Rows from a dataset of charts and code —
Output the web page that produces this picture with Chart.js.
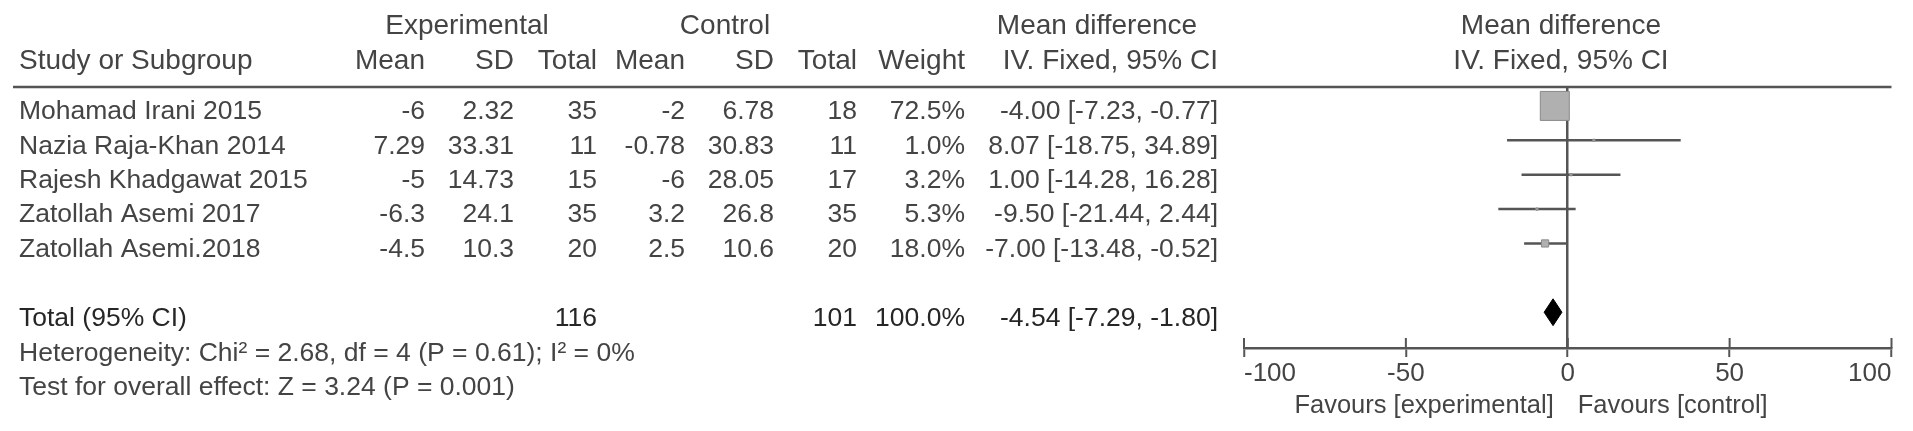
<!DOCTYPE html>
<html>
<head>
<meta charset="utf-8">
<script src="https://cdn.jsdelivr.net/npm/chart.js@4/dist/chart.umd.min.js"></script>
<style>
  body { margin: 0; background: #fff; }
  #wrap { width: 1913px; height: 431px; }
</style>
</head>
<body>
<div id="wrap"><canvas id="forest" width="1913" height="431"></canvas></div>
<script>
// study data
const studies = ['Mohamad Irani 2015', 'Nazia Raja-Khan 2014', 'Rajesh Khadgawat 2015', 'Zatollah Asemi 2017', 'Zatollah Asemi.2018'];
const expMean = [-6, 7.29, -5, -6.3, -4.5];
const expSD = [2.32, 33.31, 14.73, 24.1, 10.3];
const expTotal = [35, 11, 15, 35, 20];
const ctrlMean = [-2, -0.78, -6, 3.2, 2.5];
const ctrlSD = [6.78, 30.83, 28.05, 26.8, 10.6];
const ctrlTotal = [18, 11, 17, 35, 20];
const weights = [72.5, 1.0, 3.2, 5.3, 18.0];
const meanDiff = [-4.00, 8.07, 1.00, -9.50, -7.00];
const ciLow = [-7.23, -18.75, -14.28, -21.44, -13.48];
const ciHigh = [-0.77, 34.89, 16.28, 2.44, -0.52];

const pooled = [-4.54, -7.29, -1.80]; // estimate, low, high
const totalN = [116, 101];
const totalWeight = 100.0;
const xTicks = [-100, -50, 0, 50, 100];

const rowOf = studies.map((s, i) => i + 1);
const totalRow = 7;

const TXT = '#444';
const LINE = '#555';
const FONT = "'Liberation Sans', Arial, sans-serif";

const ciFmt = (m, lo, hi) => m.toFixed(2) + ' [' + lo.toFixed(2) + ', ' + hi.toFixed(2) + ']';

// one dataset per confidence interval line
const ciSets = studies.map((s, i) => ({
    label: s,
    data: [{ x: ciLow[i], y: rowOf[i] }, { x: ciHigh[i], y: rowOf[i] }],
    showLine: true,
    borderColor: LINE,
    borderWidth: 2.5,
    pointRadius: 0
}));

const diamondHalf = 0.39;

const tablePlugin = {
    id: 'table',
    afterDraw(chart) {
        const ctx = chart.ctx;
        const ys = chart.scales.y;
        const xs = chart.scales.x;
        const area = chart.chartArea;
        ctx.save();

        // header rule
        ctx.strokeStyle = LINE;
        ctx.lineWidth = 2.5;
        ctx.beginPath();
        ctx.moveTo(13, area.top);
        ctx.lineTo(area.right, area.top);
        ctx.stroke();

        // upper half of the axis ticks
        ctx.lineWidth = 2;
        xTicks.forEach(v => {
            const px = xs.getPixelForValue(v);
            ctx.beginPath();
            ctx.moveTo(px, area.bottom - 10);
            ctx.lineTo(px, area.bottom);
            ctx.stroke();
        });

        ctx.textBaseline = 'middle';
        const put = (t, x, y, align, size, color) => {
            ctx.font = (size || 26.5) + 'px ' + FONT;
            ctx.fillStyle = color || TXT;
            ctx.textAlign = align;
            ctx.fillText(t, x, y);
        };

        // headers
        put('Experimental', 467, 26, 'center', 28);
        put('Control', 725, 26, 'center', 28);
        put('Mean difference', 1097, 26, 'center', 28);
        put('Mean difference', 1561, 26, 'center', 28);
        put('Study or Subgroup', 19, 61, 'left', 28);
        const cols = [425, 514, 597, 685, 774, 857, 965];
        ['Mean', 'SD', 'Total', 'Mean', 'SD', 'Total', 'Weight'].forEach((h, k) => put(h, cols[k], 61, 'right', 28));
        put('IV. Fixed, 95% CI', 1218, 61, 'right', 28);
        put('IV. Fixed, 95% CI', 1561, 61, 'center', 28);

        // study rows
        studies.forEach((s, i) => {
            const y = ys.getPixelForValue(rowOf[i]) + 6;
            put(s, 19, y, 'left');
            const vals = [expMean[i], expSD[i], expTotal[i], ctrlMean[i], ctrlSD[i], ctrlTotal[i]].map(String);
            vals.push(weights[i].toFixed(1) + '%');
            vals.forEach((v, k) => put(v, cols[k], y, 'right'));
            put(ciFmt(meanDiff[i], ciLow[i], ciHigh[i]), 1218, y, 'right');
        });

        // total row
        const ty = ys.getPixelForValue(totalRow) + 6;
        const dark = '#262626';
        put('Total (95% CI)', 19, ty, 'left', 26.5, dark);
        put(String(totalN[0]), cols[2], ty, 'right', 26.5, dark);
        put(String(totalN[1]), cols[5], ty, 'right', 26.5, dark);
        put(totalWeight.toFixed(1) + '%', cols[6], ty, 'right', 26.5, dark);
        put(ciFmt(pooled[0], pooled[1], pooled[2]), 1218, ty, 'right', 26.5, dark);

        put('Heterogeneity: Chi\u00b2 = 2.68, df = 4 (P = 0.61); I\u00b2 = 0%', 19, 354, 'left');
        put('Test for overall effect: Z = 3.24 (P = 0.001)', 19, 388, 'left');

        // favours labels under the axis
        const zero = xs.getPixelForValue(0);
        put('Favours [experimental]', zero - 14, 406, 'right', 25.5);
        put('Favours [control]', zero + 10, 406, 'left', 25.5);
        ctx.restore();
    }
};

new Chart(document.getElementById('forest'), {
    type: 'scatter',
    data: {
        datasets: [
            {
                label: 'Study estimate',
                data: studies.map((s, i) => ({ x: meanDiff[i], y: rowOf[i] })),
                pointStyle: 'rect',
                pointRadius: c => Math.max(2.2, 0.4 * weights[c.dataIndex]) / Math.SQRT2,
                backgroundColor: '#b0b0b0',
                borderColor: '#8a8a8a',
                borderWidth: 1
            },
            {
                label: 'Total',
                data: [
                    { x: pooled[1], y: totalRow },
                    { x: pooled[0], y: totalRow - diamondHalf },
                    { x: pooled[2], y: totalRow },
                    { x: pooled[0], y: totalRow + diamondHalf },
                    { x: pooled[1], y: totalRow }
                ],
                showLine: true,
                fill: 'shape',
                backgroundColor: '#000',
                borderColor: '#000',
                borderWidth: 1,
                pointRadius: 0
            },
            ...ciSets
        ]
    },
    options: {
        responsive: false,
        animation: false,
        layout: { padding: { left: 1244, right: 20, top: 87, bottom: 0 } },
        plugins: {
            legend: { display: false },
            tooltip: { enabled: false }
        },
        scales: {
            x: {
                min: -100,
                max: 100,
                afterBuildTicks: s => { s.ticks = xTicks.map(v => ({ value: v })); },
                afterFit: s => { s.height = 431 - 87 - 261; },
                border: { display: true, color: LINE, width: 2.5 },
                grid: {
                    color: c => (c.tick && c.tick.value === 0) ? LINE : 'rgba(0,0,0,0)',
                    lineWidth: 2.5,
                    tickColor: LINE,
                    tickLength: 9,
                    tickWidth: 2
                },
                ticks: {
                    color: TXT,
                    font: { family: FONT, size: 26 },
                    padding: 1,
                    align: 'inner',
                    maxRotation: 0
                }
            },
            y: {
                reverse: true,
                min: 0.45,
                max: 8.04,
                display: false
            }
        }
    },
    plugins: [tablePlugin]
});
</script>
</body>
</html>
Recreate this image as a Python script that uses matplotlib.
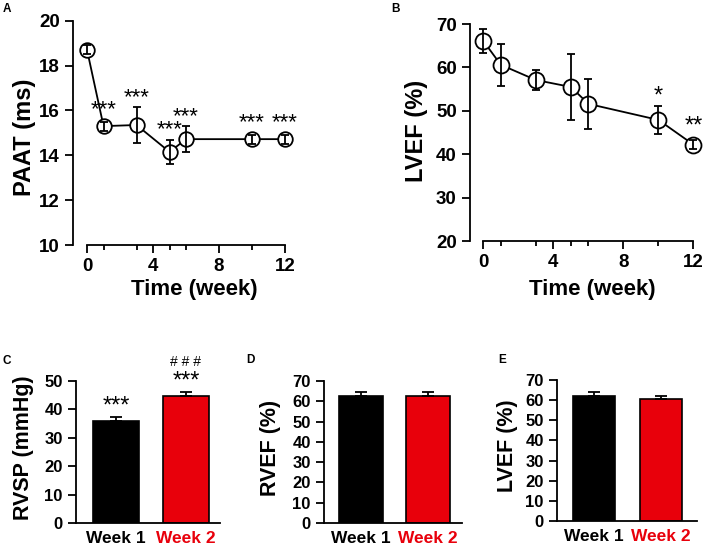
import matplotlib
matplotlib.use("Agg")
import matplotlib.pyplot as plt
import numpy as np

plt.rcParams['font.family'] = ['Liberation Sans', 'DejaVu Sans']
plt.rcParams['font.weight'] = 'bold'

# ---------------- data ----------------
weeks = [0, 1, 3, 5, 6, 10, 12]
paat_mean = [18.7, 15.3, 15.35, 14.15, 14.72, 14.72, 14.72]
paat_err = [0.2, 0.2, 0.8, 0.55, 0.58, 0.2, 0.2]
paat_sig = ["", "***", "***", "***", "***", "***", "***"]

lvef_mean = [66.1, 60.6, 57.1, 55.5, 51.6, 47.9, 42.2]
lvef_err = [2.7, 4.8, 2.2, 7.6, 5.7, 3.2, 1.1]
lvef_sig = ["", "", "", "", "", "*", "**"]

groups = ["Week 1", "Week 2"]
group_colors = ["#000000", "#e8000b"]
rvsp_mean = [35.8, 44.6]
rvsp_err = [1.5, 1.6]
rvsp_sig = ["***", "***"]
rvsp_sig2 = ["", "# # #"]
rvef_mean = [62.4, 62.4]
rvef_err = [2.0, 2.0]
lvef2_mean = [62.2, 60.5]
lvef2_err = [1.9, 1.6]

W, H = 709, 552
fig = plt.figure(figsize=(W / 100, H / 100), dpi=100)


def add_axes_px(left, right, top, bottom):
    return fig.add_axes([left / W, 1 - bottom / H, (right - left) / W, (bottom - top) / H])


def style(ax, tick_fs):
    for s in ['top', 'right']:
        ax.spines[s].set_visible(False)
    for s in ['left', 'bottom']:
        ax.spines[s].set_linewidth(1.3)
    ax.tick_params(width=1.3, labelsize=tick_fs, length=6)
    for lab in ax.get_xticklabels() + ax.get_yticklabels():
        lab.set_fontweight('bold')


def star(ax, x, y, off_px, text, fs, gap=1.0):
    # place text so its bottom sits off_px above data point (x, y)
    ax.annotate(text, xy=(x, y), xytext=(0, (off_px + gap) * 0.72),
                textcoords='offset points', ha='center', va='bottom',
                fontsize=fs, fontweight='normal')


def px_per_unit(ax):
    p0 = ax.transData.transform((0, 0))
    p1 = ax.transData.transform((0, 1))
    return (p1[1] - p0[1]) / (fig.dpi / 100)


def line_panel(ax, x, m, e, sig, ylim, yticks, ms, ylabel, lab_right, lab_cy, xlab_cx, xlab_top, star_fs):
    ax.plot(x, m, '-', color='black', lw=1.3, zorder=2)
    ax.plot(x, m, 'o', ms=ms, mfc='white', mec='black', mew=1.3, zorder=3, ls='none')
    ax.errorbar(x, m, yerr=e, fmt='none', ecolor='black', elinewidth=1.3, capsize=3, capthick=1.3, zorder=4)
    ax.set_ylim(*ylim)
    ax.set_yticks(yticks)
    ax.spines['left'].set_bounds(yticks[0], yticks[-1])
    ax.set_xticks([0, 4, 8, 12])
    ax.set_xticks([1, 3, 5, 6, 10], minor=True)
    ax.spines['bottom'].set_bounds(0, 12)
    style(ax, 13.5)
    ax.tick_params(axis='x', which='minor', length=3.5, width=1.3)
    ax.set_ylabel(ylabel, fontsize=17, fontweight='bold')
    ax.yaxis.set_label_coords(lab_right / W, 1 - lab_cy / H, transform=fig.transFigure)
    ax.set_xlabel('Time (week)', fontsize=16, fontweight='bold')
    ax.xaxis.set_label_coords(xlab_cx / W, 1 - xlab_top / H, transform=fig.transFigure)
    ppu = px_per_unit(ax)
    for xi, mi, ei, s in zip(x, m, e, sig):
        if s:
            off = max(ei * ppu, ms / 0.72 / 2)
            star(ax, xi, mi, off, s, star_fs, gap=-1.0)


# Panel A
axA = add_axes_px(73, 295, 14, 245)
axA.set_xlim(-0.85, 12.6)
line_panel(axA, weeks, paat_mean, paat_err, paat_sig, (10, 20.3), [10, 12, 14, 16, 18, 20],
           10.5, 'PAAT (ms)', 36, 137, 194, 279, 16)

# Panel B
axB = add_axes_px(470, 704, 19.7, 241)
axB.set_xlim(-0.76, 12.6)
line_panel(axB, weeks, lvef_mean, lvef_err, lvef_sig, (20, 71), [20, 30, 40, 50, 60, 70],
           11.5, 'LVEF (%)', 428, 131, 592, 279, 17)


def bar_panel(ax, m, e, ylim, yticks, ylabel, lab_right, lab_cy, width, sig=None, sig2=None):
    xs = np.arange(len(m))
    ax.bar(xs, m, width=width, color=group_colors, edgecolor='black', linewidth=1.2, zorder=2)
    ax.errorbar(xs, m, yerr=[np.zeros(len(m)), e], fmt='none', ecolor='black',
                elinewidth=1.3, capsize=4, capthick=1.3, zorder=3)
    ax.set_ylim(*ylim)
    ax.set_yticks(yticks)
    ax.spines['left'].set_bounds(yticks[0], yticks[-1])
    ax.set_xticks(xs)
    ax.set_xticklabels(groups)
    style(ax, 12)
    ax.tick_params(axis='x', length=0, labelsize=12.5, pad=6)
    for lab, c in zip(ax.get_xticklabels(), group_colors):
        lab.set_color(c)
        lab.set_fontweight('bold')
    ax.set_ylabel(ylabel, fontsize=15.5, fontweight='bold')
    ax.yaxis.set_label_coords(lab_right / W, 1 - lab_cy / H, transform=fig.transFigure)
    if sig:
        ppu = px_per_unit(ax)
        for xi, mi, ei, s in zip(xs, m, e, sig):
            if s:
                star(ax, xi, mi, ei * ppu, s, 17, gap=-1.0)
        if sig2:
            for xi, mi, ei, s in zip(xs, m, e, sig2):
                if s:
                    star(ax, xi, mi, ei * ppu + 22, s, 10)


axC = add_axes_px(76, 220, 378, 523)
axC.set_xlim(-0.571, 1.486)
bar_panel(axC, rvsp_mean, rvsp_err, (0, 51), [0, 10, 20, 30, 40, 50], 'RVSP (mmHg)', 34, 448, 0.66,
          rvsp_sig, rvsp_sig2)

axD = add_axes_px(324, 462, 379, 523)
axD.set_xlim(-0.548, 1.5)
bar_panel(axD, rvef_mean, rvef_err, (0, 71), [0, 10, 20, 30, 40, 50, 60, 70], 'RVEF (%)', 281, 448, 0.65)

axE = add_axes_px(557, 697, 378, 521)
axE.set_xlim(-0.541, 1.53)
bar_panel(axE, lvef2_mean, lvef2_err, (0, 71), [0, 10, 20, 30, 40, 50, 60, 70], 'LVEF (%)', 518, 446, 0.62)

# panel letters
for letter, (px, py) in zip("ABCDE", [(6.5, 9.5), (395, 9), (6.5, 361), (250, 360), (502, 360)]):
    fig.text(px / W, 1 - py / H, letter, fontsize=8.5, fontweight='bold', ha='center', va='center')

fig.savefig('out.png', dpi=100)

Given instruction — The images in the entries above should be left out; please reproduce exactly the lines from the first through the one containing "const ciHigh = [-0.77, 34.89, 16.28, 2.44, -0.52];".

Solution to this problem —
Output the web page that produces this picture with Chart.js.
<!DOCTYPE html>
<html>
<head>
<meta charset="utf-8">
<script src="https://cdn.jsdelivr.net/npm/chart.js@4/dist/chart.umd.min.js"></script>
<style>
  body { margin: 0; background: #fff; }
  #wrap { width: 1913px; height: 431px; }
</style>
</head>
<body>
<div id="wrap"><canvas id="forest" width="1913" height="431"></canvas></div>
<script>
// study data
const studies = ['Mohamad Irani 2015', 'Nazia Raja-Khan 2014', 'Rajesh Khadgawat 2015', 'Zatollah Asemi 2017', 'Zatollah Asemi.2018'];
const expMean = [-6, 7.29, -5, -6.3, -4.5];
const expSD = [2.32, 33.31, 14.73, 24.1, 10.3];
const expTotal = [35, 11, 15, 35, 20];
const ctrlMean = [-2, -0.78, -6, 3.2, 2.5];
const ctrlSD = [6.78, 30.83, 28.05, 26.8, 10.6];
const ctrlTotal = [18, 11, 17, 35, 20];
const weights = [72.5, 1.0, 3.2, 5.3, 18.0];
const meanDiff = [-4.00, 8.07, 1.00, -9.50, -7.00];
const ciLow = [-7.23, -18.75, -14.28, -21.44, -13.48];
const ciHigh = [-0.77, 34.89, 16.28, 2.44, -0.52];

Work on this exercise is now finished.